The problem is: if we choose an inappropriate $n$, for example, if $n$ is too small, we might miss the peak value of $f(x)$.
Fig.1 Missing the peak value.
If we choose a very large $n$ , it would take a very long time to complete the estimation.
Fig.2 Too many fragments.
There is another way of estimating an integral, which you can imagine as guessing. I randomly choose a value $ x $ in the integral domain and estimate $f(x)$. Then, I repeat this process several times and get a sum of my estimates. If I am lucky, the values I choose are very close to the mean value of $f(x)$ , and I would get a satisfactory result after only a few guesses.
Fig.2 Fragments near mean.
This is the general idea of the Monte Carlo method, which is an estimation method for integrals that incorporates probability.
In the following, we’ll see how Monte Carlo method is derived.
First of all, we need to know what is expected value of a function. The expected value of a function $f(x)$ is defined as the average value of the function over some distribution of values $ p(x) $ over its domain.
\[E_p[f(x)] = \int_D f(x)p(x) \, dx\]This is the continuous form of the expected value. You might be more familiar with the discrete form, like the expected value of throwing a dice. Every face of a die has the appearing probability $ p $ of $ \frac{1}{6} $. For every throw, we get a number as the result of rolling the die, so the expected value can be calculated as $ \sum_{i=1}^{6} i \times \frac{1}{6} = 3.5 $. (Yes, the expected value of rolling a die could be a number that can never actually appear on the die.)
Following the same principle, let’s deduce the expected value of a Riemann sum.
The expected value has some properties according to its definition:
\[E[af(x)] = aE[f(x)], \quad E\left[\sum f(x)\right] = \sum E[f(x)],\]Secondly, given $ p $ as a uniform probability distribution function for variables $ x_i \in [a, b] $, since it is uniform and integrates to 1 over $ [a, b] $, the value of $ p $ at any point is a constant value of $\frac{1}{b-a}$.
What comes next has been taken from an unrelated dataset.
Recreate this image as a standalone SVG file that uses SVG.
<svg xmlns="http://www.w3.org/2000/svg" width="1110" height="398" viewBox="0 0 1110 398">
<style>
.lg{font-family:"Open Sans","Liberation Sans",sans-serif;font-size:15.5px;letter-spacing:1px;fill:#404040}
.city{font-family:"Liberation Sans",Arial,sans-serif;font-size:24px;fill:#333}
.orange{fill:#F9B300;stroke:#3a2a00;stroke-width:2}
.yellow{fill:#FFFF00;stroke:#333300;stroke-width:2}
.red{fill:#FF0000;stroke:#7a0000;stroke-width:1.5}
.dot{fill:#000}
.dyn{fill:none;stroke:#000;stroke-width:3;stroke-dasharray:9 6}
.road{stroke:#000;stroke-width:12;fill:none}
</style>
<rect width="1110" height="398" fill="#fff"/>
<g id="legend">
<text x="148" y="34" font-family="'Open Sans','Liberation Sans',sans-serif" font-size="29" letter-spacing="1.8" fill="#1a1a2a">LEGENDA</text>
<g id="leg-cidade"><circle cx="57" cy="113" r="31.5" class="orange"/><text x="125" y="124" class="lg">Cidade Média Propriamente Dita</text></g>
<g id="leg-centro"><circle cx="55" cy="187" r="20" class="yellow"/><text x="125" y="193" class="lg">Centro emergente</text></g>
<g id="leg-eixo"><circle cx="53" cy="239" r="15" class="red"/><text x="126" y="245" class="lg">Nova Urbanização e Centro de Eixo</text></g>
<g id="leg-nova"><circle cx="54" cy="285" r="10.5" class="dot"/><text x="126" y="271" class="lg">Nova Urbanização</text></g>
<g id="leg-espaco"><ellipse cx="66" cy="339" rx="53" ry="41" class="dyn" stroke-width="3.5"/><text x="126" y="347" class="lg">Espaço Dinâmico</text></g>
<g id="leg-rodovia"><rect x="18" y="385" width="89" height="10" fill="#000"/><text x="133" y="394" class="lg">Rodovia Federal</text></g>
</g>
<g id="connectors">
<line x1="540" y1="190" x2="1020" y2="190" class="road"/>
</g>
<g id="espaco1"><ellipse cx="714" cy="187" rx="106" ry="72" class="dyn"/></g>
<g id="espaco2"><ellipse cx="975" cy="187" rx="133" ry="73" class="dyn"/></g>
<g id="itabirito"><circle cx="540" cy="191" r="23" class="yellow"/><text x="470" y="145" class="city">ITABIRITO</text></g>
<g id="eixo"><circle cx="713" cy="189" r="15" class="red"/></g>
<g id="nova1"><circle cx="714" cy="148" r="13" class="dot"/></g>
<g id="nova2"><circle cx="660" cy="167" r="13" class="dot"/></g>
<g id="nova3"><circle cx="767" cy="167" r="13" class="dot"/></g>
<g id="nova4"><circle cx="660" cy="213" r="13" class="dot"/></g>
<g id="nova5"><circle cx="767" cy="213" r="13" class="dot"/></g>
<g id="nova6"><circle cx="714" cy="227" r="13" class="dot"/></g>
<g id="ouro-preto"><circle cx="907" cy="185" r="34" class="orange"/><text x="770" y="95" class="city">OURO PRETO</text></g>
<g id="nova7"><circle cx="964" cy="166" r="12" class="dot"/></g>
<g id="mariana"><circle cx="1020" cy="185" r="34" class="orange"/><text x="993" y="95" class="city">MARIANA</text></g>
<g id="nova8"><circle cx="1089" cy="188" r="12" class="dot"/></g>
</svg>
By applying these properties, we can derive:
\[\begin{align} E\left[ \frac{b-a}{n} \sum_{i=1}^{n} f(x_i) \right] &= \frac{b-a}{n} E\left[ \sum_{i=1}^{n} f(x_i) \right] \\ &= \frac{b-a}{n} \sum_{i=1}^{n} E[f(x_i)] \\ &= \frac{b-a}{n} \sum_{i=1}^{n} \int_a^b f(x)p(x) \, dx \\ &= \frac{b-a}{n} \sum_{i=1}^{n} \int_a^b f(x)\frac{1}{b-a} \, dx \\ &= \sum_{i=1}^{n} \frac{1}{n} \int_a^b f(x) \, dx \\ &= \int_a^b f(x) \, dx \end{align}\]Now, we know the expected value of the Riemann sum of a function $ f $ is the integral of $ f $ over its domain. What does this mean? In fact, it means that if we keep calculating $ \frac{b-a}{n} \sum_{i=1}^{n} f(x_i) $, the expected value of our calculations is the integral value. We can use our result as an estimate of the integral value. Like the dice example, if we keep rolling the dice six times, most of the time we will get a sum close to 3.5.
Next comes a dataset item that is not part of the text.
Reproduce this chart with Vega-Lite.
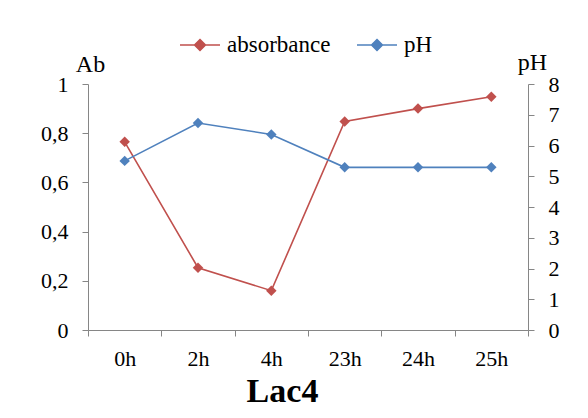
{
  "$schema": "https://vega.github.io/schema/vega-lite/v6.json",
  "width": 440,
  "height": 246,
  "autosize": {"type": "none"},
  "padding": {"left": 88, "top": 84, "right": 60, "bottom": 88},
  "background": "white",
  "config": {
    "font": "Liberation Serif, Times New Roman, serif",
    "view": {"stroke": null},
    "style": {
      "guide-label": {"font": "Liberation Serif, Times New Roman, serif"},
      "guide-title": {"font": "Liberation Serif, Times New Roman, serif"}
    },
    "legend": {"labelFont": "Liberation Serif, Times New Roman, serif", "titleFont": "Liberation Serif, Times New Roman, serif"},
    "axis": {
      "grid": false,
      "domainColor": "#868686",
      "tickColor": "#868686",
      "tickSize": 6,
      "labelColor": "#000000",
      "titleColor": "#000000",
      "labelFont": "Liberation Serif, Times New Roman, serif",
      "titleFont": "Liberation Serif, Times New Roman, serif",
      "labelFontSize": 22
    }
  },
  "data": {
    "values": [
      {"time": "0h", "series": "absorbance", "value": 0.765},
      {"time": "2h", "series": "absorbance", "value": 0.253},
      {"time": "4h", "series": "absorbance", "value": 0.16},
      {"time": "23h", "series": "absorbance", "value": 0.848},
      {"time": "24h", "series": "absorbance", "value": 0.90},
      {"time": "25h", "series": "absorbance", "value": 0.948},
      {"time": "0h", "series": "pH", "value": 5.5},
      {"time": "2h", "series": "pH", "value": 6.73},
      {"time": "4h", "series": "pH", "value": 6.36},
      {"time": "23h", "series": "pH", "value": 5.29},
      {"time": "24h", "series": "pH", "value": 5.29},
      {"time": "25h", "series": "pH", "value": 5.29}
    ]
  },
  "encoding": {
    "x": {
      "field": "time",
      "type": "nominal",
      "sort": ["0h", "2h", "4h", "23h", "24h", "25h"],
      "scale": {"type": "band", "paddingInner": 0, "paddingOuter": 0},
      "axis": {
        "title": "Lac4",
        "labelAngle": 0,
        "tickBand": "extent",
        "labelPadding": 12,
        "titleFontSize": 34,
        "titleFontWeight": "bold",
        "titleX": 194,
        "titleY": 71,
        "titleAlign": "center",
        "titleBaseline": "alphabetic"
      }
    },
    "color": {
      "field": "series",
      "type": "nominal",
      "scale": {"domain": ["absorbance", "pH"], "range": ["#C0504D", "#4F81BD"]},
      "legend": {
        "title": null,
        "orient": "none",
        "direction": "horizontal",
        "legendX": 91,
        "legendY": -60,
        "labelFontSize": 23,
        "labelColor": "#000000",
        "labelOffset": 6,
        "columnPadding": 22,
        "symbolType": "M-1,0L1,0M0,-0.27L0.27,0L0,0.27L-0.27,0Z",
        "symbolSize": 1600,
        "symbolStrokeWidth": 1.6,
        "encode": {
          "symbols": {
            "update": {
              "stroke": {"scale": "color", "field": "value"},
              "fill": {"scale": "color", "field": "value"},
              "opacity": {"value": 1}
            }
          }
        }
      }
    }
  },
  "layer": [
    {
      "transform": [{"filter": "datum.series === 'absorbance'"}],
      "encoding": {
        "y": {
          "field": "value",
          "type": "quantitative",
          "scale": {"domain": [0, 1], "nice": false},
          "axis": {
            "title": "Ab",
            "values": [0, 0.2, 0.4, 0.6, 0.8, 1],
            "labelExpr": "replace(format(datum.value, '~g'), '.', ',')",
            "labelPadding": 14,
            "titleAngle": 0,
            "titleX": 2,
            "titleY": -13,
            "titleAlign": "center",
            "titleBaseline": "alphabetic",
            "titleFontSize": 24,
            "titleFontWeight": "normal"
          }
        }
      },
      "layer": [
        {"mark": {"type": "line", "strokeWidth": 1.6}},
        {"mark": {"type": "point", "shape": "diamond", "filled": true, "size": 110, "opacity": 1}}
      ]
    },
    {
      "transform": [{"filter": "datum.series === 'pH'"}],
      "encoding": {
        "y": {
          "field": "value",
          "type": "quantitative",
          "scale": {"domain": [0, 8], "nice": false},
          "axis": {
            "title": "pH",
            "orient": "right",
            "values": [0, 1, 2, 3, 4, 5, 6, 7, 8],
            "labelPadding": 14,
            "titleAngle": 0,
            "titleX": 4,
            "titleY": -15,
            "titleAlign": "center",
            "titleBaseline": "alphabetic",
            "titleFontSize": 24,
            "titleFontWeight": "normal"
          }
        }
      },
      "layer": [
        {"mark": {"type": "line", "strokeWidth": 1.6}},
        {"mark": {"type": "point", "shape": "diamond", "filled": true, "size": 110, "opacity": 1}}
      ]
    }
  ],
  "resolve": {"scale": {"y": "independent"}}
}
We restricted our variables to uniform random variables. But, as in the Gaussian distribution example, if we want to get an estimation of integrating it using uniform random variable, we might get a result with huge variance. That means we cannot use a uniform distribution function as before.
Instead, we can design a probability distribution function $ p $ that gives higher probability near the mean of the Gaussian distribution. To account for this, we can modify our Riemann sum estimator as follows:
\[F_n = \frac{1}{n} \sum_{i=1}^{n} \frac{f(x_i)}{p(x_i)}\]where $ p $ is an arbitrary probability distribution function.
The proof is straightforward:
\[\begin{align} E[F_n] &= E\left[ \frac{1}{n} \sum_{i=1}^{n} \frac{f(x_i)}{p(x_i)} \right] \\ &= \frac{1}{n} \sum_{i=1}^{n} E\left[ \frac{f(x_i)}{p(x_i)} \right] \\ &= \frac{1}{n} \sum_{i=1}^{n} \int_a^b \frac{f(x)}{p(x)} p(x) \, dx \\ &= \frac{1}{n} \sum_{i=1}^{n} \int_a^b f(x) \, dx \\ &= \int_a^b f(x) \, dx \end{align}\]By using a well-designed probability distribution function $p$, we can get a good estimate with only a few calculations.